Но больше всего это расстроило тетушку Гончаровых – ведь «откровения» поэта делали брак племянницы невозможным. Могли ли Геккерны сватать Екатерину, зная, что их поступок рассматривается поэтом, как способ избежать дуэли?! Кроме того, не было никаких гарантий, что слух об этом не распространится в обществе. А, значит, надо сначала стреляться и лишь потом свататься, но как это сделать, если кто-нибудь из противников погибнет? Как вообще объяснить знакомым и друзьям причину смертельных разногласий?!

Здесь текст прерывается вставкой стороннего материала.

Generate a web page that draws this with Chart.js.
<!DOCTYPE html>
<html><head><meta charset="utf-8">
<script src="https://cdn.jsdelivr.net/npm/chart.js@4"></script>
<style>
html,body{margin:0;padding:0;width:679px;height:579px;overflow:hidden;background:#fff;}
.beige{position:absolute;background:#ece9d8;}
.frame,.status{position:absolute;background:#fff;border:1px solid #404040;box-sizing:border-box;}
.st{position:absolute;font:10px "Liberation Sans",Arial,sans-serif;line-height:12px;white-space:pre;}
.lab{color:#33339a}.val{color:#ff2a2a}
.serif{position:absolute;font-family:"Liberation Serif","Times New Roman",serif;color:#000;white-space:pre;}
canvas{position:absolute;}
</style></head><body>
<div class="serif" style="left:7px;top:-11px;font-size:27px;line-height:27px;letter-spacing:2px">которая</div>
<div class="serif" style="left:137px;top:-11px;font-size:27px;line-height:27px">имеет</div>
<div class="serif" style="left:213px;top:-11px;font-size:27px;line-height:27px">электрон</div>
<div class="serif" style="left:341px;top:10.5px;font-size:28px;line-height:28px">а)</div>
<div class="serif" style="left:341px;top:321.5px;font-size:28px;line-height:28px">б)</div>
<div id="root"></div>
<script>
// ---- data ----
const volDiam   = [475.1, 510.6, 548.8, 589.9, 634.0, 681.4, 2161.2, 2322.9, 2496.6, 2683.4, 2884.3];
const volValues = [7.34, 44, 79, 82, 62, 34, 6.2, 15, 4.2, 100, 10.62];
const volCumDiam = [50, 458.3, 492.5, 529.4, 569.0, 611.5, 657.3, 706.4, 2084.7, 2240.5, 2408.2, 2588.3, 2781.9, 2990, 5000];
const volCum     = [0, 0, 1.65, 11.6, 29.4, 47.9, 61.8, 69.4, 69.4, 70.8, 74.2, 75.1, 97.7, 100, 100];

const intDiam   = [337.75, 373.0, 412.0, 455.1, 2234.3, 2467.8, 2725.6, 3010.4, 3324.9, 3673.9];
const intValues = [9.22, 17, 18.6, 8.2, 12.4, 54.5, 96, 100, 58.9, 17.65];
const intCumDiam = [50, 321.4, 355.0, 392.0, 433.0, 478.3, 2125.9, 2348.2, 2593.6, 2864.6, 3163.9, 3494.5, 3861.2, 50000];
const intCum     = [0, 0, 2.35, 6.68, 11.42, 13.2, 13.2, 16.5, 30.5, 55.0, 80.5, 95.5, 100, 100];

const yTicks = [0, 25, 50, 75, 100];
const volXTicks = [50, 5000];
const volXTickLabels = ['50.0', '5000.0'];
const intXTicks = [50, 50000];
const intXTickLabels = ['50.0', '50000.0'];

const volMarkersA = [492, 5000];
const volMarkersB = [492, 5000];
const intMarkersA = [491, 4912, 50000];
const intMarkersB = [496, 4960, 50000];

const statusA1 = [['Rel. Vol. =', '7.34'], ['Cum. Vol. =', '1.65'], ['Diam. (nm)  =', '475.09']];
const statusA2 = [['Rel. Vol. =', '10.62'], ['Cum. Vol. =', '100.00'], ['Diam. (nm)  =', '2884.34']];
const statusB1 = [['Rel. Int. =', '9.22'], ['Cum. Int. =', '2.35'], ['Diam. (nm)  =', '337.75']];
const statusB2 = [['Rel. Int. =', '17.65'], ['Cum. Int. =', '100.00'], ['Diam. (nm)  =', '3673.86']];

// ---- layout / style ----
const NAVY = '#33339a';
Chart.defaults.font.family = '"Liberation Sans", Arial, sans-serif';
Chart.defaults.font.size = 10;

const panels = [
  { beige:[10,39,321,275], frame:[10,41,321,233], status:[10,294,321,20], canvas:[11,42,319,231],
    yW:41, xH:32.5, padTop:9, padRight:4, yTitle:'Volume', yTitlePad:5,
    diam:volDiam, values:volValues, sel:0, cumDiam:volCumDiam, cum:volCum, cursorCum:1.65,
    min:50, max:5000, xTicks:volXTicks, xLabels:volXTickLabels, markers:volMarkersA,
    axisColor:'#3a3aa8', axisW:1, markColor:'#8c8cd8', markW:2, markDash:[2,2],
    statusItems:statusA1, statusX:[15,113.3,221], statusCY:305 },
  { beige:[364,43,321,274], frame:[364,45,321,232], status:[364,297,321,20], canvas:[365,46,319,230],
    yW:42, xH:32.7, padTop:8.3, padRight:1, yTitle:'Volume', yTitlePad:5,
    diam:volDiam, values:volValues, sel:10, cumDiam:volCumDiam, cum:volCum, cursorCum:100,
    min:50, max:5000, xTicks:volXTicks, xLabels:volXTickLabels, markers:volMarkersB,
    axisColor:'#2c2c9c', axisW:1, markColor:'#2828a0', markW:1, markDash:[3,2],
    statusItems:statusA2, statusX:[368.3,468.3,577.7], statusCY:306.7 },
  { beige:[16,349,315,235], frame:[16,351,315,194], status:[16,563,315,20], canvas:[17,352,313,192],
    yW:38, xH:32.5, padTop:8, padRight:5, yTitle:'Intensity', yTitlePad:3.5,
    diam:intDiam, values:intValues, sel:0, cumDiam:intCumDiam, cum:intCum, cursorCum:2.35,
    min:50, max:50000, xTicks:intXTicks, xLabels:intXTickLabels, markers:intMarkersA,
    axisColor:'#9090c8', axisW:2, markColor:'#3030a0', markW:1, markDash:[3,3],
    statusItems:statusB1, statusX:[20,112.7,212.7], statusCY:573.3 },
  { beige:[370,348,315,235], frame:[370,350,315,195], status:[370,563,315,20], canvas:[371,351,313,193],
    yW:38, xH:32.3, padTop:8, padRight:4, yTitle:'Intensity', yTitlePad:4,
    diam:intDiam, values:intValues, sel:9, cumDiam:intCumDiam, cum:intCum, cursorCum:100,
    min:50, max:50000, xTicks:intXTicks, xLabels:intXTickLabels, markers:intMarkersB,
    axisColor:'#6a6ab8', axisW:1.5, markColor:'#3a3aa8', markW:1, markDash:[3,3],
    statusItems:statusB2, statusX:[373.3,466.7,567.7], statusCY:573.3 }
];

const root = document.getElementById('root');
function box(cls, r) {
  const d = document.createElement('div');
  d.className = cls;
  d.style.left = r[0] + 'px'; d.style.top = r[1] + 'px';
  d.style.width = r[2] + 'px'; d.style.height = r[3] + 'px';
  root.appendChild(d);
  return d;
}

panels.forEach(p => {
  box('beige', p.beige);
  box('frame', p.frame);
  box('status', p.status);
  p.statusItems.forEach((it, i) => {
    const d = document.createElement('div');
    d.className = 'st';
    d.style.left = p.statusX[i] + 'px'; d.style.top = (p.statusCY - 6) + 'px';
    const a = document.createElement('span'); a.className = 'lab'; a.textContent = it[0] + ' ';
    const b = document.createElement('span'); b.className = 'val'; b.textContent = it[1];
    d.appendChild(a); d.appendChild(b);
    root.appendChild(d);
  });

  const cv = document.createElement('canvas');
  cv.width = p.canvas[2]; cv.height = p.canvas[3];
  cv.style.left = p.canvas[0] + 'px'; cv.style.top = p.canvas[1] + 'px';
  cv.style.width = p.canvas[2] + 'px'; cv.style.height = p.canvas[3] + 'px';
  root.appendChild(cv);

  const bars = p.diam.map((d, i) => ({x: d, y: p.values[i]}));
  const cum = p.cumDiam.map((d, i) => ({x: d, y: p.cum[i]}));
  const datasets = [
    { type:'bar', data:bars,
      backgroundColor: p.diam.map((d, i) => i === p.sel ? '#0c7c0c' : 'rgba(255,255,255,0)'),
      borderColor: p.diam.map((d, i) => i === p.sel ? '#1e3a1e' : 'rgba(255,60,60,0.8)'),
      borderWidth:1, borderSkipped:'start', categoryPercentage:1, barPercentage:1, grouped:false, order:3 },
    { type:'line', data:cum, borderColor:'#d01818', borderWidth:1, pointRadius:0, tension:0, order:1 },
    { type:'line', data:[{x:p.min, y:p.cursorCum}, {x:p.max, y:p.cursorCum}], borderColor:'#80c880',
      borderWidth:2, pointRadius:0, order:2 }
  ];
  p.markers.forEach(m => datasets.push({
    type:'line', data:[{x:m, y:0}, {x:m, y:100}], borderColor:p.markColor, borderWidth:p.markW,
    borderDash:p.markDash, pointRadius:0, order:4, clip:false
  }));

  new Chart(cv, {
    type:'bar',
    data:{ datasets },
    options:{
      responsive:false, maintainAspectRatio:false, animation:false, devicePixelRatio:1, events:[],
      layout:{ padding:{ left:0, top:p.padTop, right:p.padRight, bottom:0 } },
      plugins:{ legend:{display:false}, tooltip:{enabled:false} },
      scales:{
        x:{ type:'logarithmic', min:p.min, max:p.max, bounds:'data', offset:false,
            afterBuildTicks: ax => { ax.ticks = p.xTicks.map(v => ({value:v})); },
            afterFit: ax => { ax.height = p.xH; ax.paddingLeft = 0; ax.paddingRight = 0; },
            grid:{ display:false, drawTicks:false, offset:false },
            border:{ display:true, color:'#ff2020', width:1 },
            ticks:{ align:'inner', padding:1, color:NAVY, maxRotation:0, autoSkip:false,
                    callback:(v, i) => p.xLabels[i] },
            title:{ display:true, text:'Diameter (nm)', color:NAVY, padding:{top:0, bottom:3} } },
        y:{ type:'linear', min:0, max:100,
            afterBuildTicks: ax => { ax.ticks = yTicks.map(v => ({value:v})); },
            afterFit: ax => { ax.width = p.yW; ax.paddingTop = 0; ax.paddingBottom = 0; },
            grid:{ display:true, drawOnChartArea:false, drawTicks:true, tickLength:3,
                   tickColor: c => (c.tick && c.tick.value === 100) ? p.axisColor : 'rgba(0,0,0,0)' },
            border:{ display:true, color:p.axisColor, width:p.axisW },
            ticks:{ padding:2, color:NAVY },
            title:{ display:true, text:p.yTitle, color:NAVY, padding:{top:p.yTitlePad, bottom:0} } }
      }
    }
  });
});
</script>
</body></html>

Описав все последствия пушкинского «откровения», Загряжская упросила Жуковского вернуться к переговорам и убедить поэта отказаться от чудовищных мыслей, разрушающих счастье семьи. На вопрос друга поэта, почему надо верить Геккернам, а не Пушкину, Загряжская посоветовала обратиться к ним за доказательствами, а заодно и предупредить о новой угрозе их сватовству. Жуковский поехал к ним и тогда-то окончательно удостоверился, что отношения между Екатериной и Дантесом, действительно, не были случайной выдумкой и возникли еще до пушкинского вызова. С этим известием Жуковский направился к Пушкину.
Надо думать, между друзьями произошел неприятный разговор. Жуковский серьезно надавил на поэта, объяснив ему, как выглядит его поведение со стороны: на словах - за мировую, а на деле – упрямое разжигание вражды. Чтобы полностью не ссориться с другом и преждевременно не раскрывать свои планы, Пушкин обещал на следующий день навестить Загряжскую и поговорить с ней о возможных переговорах с Геккернами.
Жуковский успел до конца дня сообщить посланнику о серьезном повороте в дуэльной истории, и рано утром 13 ноября Геккерн написал Загряжской письмо о том, как следует говорить с Пушкиным, чтобы соблюсти их, Геккернов, интересы:
После беспокойной недели я был так счастлив и спокоен вечером, что забыл просить вас, сударыня, сказать в разговоре, который вы будете иметь сегодня, что намерение, которым вы заняты, о К. и моем сыне существует уже давно, что я противился ему по известным вам причинам, но, когда вы меня пригласили прийти к вам, чтобы поговорить, я вам заявил, что дальше не желаю отказывать в моем согласии, с условием, во всяком случае, сохранять все дело в тайне до окончания дуэли, потому что с момента вызова П. оскорбленная честь моего сына обязывала меня к молчанию. Вот в чем главное, так как никто не может желать обесчестить моего Жоржа, хотя, впрочем, и желание было бы напрасно, ибо достигнуть этого никому не удалось бы. Пожалуйста, сударыня, пришлите мне словечко после вашего разговора, страх опять охватил меня, и я в состоянии, которое не поддается описанию.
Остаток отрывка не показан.